Print the listing as it stands, omitting all images.

Data extract:
======

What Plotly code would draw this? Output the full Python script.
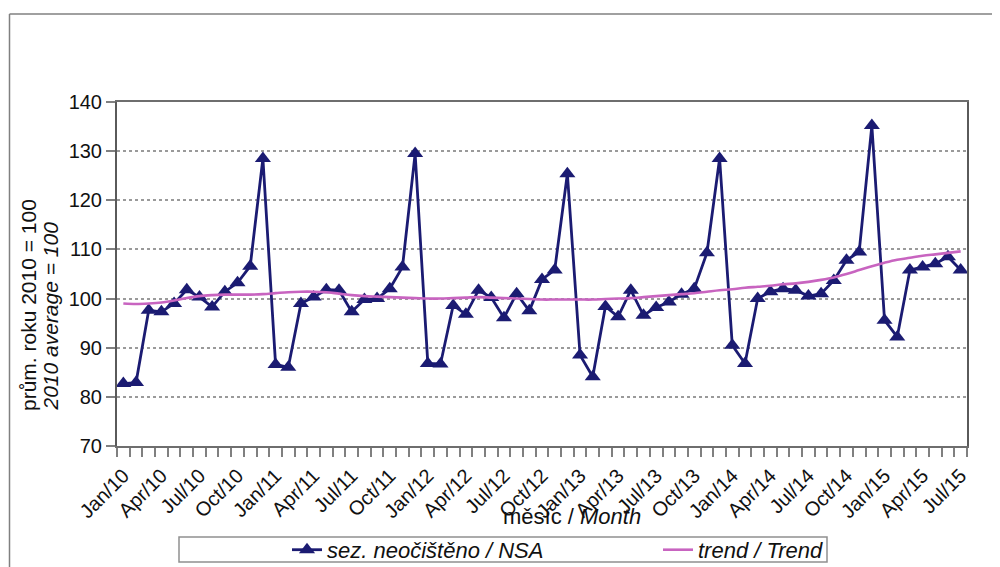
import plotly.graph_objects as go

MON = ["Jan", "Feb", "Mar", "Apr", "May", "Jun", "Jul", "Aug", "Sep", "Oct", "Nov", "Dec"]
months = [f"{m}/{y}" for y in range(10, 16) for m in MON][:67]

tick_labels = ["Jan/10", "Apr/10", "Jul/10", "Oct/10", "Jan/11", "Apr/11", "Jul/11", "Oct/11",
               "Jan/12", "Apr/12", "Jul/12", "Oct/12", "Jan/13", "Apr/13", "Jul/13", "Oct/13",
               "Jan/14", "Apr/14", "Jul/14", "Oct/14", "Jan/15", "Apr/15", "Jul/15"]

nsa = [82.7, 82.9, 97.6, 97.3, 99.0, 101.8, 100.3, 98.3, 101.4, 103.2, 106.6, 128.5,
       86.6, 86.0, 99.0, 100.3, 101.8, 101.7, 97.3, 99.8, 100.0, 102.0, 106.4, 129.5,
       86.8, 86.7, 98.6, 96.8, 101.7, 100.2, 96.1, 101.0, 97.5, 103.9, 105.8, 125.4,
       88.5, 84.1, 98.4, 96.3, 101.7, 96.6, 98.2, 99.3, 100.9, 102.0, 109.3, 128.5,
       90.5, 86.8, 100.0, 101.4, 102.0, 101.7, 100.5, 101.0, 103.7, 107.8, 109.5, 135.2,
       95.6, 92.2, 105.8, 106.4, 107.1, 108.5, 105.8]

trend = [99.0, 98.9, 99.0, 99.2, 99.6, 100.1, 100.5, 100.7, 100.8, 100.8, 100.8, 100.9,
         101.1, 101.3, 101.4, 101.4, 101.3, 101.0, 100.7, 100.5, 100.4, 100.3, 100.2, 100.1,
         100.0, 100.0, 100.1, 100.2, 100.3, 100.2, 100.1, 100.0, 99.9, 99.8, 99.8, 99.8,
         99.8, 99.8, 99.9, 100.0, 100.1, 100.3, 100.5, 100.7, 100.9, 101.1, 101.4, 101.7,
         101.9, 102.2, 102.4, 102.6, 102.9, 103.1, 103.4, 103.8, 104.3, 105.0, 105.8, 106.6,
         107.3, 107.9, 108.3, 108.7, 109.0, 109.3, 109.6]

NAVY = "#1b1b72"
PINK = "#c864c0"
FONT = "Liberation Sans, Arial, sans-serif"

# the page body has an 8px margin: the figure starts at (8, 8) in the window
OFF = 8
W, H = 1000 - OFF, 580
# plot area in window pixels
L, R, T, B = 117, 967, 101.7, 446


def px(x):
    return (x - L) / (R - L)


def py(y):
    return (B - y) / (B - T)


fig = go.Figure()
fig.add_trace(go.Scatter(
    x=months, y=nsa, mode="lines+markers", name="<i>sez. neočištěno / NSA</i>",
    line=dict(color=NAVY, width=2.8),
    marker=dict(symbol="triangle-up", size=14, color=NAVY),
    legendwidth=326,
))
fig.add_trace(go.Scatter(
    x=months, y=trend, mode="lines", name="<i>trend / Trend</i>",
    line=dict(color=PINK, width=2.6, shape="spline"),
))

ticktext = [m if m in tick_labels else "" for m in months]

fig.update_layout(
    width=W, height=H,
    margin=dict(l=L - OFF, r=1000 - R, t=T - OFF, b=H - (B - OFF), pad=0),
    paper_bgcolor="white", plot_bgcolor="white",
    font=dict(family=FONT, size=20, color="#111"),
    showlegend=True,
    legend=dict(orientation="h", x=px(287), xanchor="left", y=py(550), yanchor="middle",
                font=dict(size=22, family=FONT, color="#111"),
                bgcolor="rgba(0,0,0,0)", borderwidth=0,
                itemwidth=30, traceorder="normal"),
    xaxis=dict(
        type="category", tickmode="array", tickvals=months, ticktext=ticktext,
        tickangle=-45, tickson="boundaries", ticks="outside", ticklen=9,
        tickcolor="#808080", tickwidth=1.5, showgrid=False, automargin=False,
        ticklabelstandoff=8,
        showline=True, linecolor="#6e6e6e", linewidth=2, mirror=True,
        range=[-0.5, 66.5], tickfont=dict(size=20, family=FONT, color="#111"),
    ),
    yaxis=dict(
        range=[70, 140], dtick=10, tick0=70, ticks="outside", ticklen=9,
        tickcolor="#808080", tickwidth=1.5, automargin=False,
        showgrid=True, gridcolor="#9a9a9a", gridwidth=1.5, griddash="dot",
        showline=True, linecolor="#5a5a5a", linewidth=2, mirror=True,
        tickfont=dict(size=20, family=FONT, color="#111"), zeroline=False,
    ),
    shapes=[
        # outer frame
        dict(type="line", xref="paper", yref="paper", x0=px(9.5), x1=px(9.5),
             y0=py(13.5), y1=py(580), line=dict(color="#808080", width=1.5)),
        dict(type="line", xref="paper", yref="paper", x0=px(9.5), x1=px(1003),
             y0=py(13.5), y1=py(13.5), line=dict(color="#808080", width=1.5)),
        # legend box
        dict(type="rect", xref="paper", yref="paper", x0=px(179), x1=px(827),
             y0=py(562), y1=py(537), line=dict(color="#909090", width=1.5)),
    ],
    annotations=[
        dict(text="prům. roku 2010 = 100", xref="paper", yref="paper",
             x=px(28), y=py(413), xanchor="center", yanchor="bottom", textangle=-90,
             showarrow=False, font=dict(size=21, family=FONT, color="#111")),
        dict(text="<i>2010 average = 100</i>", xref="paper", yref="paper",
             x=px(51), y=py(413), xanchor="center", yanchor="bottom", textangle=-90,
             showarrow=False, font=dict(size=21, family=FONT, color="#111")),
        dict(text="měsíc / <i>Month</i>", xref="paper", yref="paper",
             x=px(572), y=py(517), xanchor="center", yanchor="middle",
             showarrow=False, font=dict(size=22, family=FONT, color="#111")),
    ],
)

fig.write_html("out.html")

======

Final result:
What Plotly code would draw this? Output the full Python script.
import plotly.graph_objects as go

MON = ["Jan", "Feb", "Mar", "Apr", "May", "Jun", "Jul", "Aug", "Sep", "Oct", "Nov", "Dec"]
months = [f"{m}/{y}" for y in range(10, 16) for m in MON][:67]

tick_labels = ["Jan/10", "Apr/10", "Jul/10", "Oct/10", "Jan/11", "Apr/11", "Jul/11", "Oct/11",
               "Jan/12", "Apr/12", "Jul/12", "Oct/12", "Jan/13", "Apr/13", "Jul/13", "Oct/13",
               "Jan/14", "Apr/14", "Jul/14", "Oct/14", "Jan/15", "Apr/15", "Jul/15"]

nsa = [82.7, 82.9, 97.6, 97.3, 99.0, 101.8, 100.3, 98.3, 101.4, 103.2, 106.6, 128.5,
       86.6, 86.0, 99.0, 100.3, 101.8, 101.7, 97.3, 99.8, 100.0, 102.0, 106.4, 129.5,
       86.8, 86.7, 98.6, 96.8, 101.7, 100.2, 96.1, 101.0, 97.5, 103.9, 105.8, 125.4,
       88.5, 84.1, 98.4, 96.3, 101.7, 96.6, 98.2, 99.3, 100.9, 102.0, 109.3, 128.5,
       90.5, 86.8, 100.0, 101.4, 102.0, 101.7, 100.5, 101.0, 103.7, 107.8, 109.5, 135.2,
       95.6, 92.2, 105.8, 106.4, 107.1, 108.5, 105.8]

trend = [99.0, 98.9, 99.0, 99.2, 99.6, 100.1, 100.5, 100.7, 100.8, 100.8, 100.8, 100.9,
         101.1, 101.3, 101.4, 101.4, 101.3, 101.0, 100.7, 100.5, 100.4, 100.3, 100.2, 100.1,
         100.0, 100.0, 100.1, 100.2, 100.3, 100.2, 100.1, 100.0, 99.9, 99.8, 99.8, 99.8,
         99.8, 99.8, 99.9, 100.0, 100.1, 100.3, 100.5, 100.7, 100.9, 101.1, 101.4, 101.7,
         101.9, 102.2, 102.4, 102.6, 102.9, 103.1, 103.4, 103.8, 104.3, 105.0, 105.8, 106.6,
         107.3, 107.9, 108.3, 108.7, 109.0, 109.3, 109.6]

NAVY = "#1b1b72"
PINK = "#c864c0"
FONT = "Liberation Sans, Arial, sans-serif"

# the page body has an 8px margin: the figure starts at (8, 8) in the window
OFF = 8
W, H = 1000 - OFF, 580
# plot area in window pixels
L, R, T, B = 117, 967, 101.7, 446


def px(x):
    return (x - L) / (R - L)


def py(y):
    return (B - y) / (B - T)


fig = go.Figure()
fig.add_trace(go.Scatter(
    x=months, y=nsa, mode="lines+markers", name="<i>sez. neočištěno / NSA</i>",
    line=dict(color=NAVY, width=2.8),
    marker=dict(symbol="triangle-up", size=14, color=NAVY),
    legendwidth=326,
))
fig.add_trace(go.Scatter(
    x=months, y=trend, mode="lines", name="<i>trend / Trend</i>",
    line=dict(color=PINK, width=2.6, shape="spline"),
))

ticktext = [m if m in tick_labels else "" for m in months]

fig.update_layout(
    width=W, height=H,
    margin=dict(l=L - OFF, r=1000 - R, t=T - OFF, b=H - (B - OFF), pad=0),
    paper_bgcolor="white", plot_bgcolor="white",
    font=dict(family=FONT, size=20, color="#111"),
    showlegend=True,
    legend=dict(orientation="h", x=px(287), xanchor="left", y=py(550), yanchor="middle",
                font=dict(size=22, family=FONT, color="#111"),
                bgcolor="rgba(0,0,0,0)", borderwidth=0,
                itemwidth=30, traceorder="normal"),
    xaxis=dict(
        type="category", tickmode="array", tickvals=months, ticktext=ticktext,
        tickangle=-45, tickson="boundaries", ticks="outside", ticklen=9,
        tickcolor="#808080", tickwidth=1.5, showgrid=False, automargin=False,
        ticklabelstandoff=8,
        showline=True, linecolor="#6e6e6e", linewidth=2, mirror=True,
        range=[-0.5, 66.5], tickfont=dict(size=20, family=FONT, color="#111"),
    ),
    yaxis=dict(
        range=[70, 140], dtick=10, tick0=70, ticks="outside", ticklen=9,
        tickcolor="#808080", tickwidth=1.5, automargin=False,
        showgrid=True, gridcolor="#9a9a9a", gridwidth=1.5, griddash="dot",
        showline=True, linecolor="#5a5a5a", linewidth=2, mirror=True,
        tickfont=dict(size=20, family=FONT, color="#111"), zeroline=False,
    ),
    shapes=[
        # outer frame
        dict(type="line", xref="paper", yref="paper", x0=px(9.5), x1=px(9.5),
             y0=py(13.5), y1=py(580), line=dict(color="#808080", width=1.5)),
        dict(type="line", xref="paper", yref="paper", x0=px(9.5), x1=px(1003),
             y0=py(13.5), y1=py(13.5), line=dict(color="#808080", width=1.5)),
        # legend box
        dict(type="rect", xref="paper", yref="paper", x0=px(179), x1=px(827),
             y0=py(562), y1=py(537), line=dict(color="#909090", width=1.5)),
    ],
    annotations=[
        dict(text="prům. roku 2010 = 100", xref="paper", yref="paper",
             x=px(28), y=py(413), xanchor="center", yanchor="bottom", textangle=-90,
             showarrow=False, font=dict(size=21, family=FONT, color="#111")),
        dict(text="<i>2010 average = 100</i>", xref="paper", yref="paper",
             x=px(51), y=py(413), xanchor="center", yanchor="bottom", textangle=-90,
             showarrow=False, font=dict(size=21, family=FONT, color="#111")),
        dict(text="měsíc / <i>Month</i>", xref="paper", yref="paper",
             x=px(572), y=py(517), xanchor="center", yanchor="middle",
             showarrow=False, font=dict(size=22, family=FONT, color="#111")),
    ],
)

fig.write_html("out.html")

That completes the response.